Plotting code records

----------------------------------------

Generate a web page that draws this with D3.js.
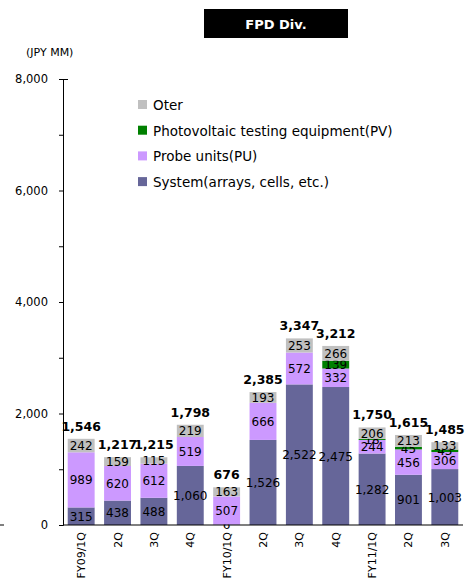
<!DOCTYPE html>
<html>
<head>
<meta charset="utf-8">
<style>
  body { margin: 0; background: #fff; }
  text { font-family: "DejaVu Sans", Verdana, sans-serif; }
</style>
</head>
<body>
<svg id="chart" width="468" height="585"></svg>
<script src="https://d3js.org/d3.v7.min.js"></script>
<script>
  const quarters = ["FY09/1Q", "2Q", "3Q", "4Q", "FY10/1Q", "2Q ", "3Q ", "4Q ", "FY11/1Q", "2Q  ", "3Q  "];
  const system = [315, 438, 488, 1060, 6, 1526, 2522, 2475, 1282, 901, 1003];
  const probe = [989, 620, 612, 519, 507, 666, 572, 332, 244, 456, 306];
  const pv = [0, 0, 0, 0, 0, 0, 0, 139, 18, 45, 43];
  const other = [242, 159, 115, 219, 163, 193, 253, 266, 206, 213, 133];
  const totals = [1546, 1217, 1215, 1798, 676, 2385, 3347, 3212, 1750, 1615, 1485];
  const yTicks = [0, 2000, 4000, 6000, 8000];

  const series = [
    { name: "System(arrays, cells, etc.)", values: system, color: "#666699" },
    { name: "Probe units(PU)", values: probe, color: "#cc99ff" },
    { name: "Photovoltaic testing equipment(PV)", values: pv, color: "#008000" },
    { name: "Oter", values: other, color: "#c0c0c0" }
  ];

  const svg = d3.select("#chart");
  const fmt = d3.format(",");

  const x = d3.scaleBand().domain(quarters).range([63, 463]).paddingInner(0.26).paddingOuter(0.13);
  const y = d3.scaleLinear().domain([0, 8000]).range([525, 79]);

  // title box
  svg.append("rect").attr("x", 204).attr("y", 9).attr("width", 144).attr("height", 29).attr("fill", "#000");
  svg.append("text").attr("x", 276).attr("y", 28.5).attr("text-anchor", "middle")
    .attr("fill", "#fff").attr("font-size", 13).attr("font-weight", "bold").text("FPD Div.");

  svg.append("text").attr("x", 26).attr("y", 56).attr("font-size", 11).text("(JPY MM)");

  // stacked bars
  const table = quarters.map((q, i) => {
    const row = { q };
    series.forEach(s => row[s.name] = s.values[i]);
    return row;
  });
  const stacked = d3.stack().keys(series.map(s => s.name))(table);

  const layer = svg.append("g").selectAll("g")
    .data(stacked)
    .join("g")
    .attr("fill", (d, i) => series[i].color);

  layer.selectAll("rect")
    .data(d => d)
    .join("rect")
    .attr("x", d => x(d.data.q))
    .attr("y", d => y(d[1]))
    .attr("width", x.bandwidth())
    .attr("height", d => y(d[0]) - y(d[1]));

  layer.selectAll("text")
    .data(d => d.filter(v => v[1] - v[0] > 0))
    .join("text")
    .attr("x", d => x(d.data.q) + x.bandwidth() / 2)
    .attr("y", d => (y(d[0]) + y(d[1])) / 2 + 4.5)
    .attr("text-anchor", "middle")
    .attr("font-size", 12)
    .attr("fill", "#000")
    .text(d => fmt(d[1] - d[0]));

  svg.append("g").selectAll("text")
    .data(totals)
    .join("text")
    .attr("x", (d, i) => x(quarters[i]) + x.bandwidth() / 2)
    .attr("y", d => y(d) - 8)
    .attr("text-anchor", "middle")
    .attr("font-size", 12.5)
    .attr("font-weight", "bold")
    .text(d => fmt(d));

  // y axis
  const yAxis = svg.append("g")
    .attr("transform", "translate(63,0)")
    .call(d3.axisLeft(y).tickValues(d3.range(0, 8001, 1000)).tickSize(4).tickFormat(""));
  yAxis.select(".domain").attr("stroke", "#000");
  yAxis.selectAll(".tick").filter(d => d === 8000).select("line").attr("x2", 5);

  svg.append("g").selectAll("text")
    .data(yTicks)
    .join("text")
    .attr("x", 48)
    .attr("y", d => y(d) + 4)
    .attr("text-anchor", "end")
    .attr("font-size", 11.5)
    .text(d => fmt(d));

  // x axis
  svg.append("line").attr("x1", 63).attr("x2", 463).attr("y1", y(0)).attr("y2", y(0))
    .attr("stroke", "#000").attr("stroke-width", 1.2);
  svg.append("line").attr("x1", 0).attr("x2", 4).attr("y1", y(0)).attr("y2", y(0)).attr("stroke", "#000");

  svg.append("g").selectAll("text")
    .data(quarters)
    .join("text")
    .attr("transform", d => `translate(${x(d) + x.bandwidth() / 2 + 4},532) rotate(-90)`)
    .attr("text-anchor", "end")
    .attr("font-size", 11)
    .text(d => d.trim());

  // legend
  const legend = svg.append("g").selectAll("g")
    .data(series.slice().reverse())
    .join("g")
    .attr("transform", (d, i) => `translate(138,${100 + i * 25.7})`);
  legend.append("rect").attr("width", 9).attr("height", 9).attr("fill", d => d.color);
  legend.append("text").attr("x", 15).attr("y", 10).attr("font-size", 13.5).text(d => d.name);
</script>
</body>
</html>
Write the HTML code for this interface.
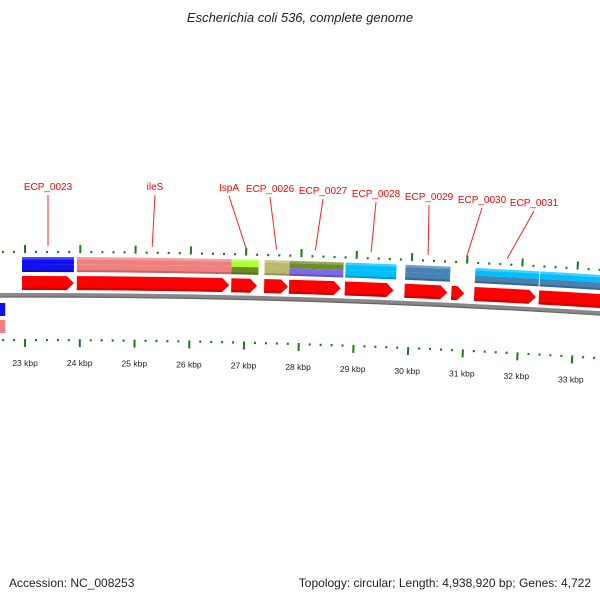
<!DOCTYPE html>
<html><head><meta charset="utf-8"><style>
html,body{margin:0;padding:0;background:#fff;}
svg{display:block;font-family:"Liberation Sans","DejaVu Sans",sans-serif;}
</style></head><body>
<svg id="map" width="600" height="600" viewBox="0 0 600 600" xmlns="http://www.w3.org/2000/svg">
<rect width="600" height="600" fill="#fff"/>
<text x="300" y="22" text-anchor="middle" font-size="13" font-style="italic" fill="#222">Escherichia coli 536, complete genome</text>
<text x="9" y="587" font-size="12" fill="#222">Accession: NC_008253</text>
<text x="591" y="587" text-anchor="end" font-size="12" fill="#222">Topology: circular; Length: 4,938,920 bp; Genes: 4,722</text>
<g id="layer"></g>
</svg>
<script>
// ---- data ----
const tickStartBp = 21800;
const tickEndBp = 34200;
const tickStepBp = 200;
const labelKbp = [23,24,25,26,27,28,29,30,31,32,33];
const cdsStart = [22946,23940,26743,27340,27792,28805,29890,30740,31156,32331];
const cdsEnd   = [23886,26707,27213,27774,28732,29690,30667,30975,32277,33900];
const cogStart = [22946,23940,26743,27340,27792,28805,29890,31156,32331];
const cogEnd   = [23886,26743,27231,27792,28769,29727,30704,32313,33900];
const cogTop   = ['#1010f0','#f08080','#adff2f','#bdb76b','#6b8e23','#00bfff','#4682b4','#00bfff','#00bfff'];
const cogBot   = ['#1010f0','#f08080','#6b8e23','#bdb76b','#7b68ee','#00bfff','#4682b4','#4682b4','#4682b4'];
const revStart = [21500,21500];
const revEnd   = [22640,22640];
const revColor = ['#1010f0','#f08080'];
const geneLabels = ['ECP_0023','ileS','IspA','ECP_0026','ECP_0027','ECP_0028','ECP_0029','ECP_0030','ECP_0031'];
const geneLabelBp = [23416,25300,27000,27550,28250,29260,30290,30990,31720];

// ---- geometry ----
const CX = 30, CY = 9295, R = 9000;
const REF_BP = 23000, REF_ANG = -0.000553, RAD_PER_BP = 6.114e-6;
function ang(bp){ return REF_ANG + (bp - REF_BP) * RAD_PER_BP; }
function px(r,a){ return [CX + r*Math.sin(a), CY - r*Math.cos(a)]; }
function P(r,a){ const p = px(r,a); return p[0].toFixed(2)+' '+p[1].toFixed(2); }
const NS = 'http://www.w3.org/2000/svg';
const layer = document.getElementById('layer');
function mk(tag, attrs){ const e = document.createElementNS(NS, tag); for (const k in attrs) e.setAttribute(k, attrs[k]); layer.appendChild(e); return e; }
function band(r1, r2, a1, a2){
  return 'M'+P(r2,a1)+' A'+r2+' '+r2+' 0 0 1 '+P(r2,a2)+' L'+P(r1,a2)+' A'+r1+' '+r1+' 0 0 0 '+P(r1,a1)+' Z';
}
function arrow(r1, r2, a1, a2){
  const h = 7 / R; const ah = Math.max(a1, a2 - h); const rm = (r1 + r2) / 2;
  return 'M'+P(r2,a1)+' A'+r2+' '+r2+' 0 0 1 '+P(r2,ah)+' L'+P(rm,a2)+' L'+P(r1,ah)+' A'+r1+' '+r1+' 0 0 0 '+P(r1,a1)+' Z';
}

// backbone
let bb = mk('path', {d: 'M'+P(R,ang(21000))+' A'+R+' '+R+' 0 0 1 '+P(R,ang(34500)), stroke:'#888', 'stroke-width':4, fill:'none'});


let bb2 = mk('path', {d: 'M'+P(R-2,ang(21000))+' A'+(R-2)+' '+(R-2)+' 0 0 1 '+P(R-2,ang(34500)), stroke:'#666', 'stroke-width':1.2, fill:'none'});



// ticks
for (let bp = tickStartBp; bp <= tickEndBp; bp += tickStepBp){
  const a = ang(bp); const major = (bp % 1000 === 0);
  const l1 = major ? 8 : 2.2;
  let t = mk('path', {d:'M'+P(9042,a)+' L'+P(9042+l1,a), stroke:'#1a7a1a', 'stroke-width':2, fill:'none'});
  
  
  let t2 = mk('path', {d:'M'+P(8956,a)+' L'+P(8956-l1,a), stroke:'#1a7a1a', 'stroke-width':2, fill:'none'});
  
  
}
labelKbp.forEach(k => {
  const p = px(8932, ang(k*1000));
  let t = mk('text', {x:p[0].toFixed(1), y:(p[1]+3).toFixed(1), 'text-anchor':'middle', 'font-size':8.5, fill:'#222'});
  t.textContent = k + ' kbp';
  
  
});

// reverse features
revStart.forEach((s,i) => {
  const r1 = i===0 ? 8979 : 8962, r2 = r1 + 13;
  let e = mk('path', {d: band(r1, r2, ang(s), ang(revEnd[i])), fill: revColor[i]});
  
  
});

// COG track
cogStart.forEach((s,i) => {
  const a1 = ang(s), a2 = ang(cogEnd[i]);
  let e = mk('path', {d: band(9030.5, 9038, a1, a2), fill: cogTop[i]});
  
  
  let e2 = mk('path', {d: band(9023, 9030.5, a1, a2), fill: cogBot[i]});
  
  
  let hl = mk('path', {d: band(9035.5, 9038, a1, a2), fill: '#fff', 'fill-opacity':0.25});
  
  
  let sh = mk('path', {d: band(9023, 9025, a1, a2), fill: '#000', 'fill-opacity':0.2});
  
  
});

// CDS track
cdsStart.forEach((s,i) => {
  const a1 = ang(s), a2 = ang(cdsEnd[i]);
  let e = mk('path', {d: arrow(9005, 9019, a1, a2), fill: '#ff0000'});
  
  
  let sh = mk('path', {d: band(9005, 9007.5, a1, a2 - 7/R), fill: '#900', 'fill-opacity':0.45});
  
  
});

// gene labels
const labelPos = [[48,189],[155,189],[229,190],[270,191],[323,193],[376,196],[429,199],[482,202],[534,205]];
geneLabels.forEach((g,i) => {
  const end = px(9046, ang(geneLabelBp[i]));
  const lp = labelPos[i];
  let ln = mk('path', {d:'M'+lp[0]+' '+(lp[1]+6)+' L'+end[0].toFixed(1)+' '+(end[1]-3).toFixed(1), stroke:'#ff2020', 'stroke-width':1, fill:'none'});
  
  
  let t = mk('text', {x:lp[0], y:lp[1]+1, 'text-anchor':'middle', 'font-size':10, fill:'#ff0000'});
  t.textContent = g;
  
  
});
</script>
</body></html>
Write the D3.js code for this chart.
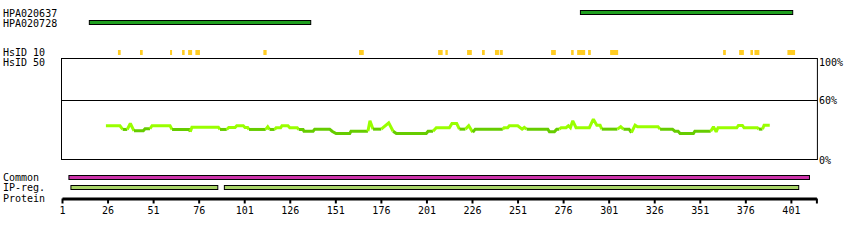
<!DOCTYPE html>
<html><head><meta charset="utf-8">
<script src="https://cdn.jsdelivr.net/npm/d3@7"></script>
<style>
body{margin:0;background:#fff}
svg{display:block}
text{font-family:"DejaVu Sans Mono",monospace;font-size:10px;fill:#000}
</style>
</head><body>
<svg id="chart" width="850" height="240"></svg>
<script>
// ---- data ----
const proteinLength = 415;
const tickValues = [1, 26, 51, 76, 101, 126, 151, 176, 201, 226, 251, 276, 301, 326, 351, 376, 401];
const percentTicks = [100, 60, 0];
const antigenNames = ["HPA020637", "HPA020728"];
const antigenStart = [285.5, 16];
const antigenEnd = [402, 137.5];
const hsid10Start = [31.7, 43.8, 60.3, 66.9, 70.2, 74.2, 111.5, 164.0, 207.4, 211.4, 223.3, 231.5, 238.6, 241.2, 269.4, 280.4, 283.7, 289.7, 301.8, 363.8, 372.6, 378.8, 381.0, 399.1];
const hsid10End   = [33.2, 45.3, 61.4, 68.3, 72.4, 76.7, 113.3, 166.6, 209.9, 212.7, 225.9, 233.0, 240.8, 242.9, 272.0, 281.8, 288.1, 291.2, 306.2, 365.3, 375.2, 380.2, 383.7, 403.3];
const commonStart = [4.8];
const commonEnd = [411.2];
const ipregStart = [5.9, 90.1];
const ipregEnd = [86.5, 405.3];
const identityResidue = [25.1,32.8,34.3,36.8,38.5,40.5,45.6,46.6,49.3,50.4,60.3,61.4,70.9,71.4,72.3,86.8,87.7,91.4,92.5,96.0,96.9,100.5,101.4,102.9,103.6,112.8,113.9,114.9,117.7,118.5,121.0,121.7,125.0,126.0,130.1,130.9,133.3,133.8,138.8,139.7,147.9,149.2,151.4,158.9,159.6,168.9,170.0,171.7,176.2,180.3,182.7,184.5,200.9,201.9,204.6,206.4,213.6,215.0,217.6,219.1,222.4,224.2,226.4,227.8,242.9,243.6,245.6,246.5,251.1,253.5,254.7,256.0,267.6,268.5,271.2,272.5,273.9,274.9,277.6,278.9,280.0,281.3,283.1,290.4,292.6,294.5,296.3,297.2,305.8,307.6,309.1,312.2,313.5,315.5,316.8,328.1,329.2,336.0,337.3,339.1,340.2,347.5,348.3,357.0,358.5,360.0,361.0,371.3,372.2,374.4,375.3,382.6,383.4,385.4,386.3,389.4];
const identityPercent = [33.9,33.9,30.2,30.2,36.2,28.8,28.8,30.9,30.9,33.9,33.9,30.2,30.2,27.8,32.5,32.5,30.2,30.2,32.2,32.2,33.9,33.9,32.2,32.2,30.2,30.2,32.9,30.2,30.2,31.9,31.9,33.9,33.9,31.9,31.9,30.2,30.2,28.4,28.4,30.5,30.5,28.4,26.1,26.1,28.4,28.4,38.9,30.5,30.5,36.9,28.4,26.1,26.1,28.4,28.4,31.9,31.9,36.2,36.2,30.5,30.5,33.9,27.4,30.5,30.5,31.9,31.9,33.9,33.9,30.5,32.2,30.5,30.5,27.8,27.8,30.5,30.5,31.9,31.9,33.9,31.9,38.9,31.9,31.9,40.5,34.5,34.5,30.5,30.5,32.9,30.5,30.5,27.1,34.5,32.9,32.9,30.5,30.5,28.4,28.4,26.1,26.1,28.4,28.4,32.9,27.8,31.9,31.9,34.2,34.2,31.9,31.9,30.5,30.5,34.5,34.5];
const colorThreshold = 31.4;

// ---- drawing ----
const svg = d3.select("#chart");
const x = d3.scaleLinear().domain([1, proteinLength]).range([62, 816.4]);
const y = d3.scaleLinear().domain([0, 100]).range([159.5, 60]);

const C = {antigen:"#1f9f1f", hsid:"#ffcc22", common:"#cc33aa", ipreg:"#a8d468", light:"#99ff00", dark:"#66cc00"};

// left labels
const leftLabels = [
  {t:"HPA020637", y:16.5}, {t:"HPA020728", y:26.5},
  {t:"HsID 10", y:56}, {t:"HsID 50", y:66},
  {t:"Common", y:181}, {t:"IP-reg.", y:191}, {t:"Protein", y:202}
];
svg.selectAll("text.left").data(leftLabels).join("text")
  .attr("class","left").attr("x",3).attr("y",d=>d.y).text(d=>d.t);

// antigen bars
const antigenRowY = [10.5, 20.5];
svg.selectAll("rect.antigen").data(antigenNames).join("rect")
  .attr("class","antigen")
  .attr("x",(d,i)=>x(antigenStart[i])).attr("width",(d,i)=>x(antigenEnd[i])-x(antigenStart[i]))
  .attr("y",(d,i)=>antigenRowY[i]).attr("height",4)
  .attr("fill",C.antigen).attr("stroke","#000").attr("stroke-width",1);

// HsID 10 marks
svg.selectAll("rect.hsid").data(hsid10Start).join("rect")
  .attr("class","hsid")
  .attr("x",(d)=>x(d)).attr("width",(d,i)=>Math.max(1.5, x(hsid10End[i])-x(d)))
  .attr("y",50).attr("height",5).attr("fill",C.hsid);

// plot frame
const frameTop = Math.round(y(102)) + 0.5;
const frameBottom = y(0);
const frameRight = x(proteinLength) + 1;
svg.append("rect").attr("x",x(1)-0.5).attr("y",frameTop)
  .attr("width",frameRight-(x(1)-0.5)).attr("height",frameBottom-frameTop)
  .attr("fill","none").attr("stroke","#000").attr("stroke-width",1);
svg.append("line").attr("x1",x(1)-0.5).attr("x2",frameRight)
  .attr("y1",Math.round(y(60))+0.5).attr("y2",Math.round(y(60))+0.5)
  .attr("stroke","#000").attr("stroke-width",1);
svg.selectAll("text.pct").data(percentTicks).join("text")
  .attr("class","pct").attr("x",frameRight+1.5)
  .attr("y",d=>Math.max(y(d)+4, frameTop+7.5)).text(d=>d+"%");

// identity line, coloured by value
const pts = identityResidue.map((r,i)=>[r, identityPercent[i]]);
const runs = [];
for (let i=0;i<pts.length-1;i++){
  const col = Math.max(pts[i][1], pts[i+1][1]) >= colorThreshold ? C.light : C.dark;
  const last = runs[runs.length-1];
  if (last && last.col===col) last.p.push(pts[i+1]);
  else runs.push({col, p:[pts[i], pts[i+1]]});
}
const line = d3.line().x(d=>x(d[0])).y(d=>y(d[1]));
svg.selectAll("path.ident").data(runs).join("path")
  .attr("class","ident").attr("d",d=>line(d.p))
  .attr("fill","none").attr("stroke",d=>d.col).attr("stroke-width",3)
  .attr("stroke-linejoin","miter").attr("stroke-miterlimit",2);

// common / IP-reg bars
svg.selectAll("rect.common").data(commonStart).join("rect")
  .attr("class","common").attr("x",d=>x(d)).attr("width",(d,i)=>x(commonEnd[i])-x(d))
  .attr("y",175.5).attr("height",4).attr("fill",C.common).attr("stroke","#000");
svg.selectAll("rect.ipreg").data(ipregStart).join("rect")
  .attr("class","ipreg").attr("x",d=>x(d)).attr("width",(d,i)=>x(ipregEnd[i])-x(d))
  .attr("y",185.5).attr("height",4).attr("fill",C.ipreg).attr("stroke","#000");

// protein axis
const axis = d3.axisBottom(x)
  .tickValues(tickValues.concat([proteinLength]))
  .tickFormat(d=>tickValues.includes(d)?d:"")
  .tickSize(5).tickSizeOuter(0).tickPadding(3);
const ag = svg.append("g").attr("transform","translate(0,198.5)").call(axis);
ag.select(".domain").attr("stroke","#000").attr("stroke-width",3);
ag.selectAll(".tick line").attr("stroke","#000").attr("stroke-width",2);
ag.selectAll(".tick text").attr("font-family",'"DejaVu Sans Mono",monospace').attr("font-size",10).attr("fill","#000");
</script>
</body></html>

----------------------------------------

* **WHAT IS REQUIRED**
Give again, word for word, every line from the top of the data above to the line holding "const yTicks = [0, 2000, 4000, 6000, 8000];", inclusive, with the pictures left out.

* **SOLVED PROBLEM**
Generate a web page that draws this with D3.js.
<!DOCTYPE html>
<html>
<head>
<meta charset="utf-8">
<style>
  body { margin: 0; background: #fff; }
  text { font-family: "DejaVu Sans", Verdana, sans-serif; }
</style>
</head>
<body>
<svg id="chart" width="468" height="585"></svg>
<script src="https://d3js.org/d3.v7.min.js"></script>
<script>
  const quarters = ["FY09/1Q", "2Q", "3Q", "4Q", "FY10/1Q", "2Q ", "3Q ", "4Q ", "FY11/1Q", "2Q  ", "3Q  "];
  const system = [315, 438, 488, 1060, 6, 1526, 2522, 2475, 1282, 901, 1003];
  const probe = [989, 620, 612, 519, 507, 666, 572, 332, 244, 456, 306];
  const pv = [0, 0, 0, 0, 0, 0, 0, 139, 18, 45, 43];
  const other = [242, 159, 115, 219, 163, 193, 253, 266, 206, 213, 133];
  const totals = [1546, 1217, 1215, 1798, 676, 2385, 3347, 3212, 1750, 1615, 1485];
  const yTicks = [0, 2000, 4000, 6000, 8000];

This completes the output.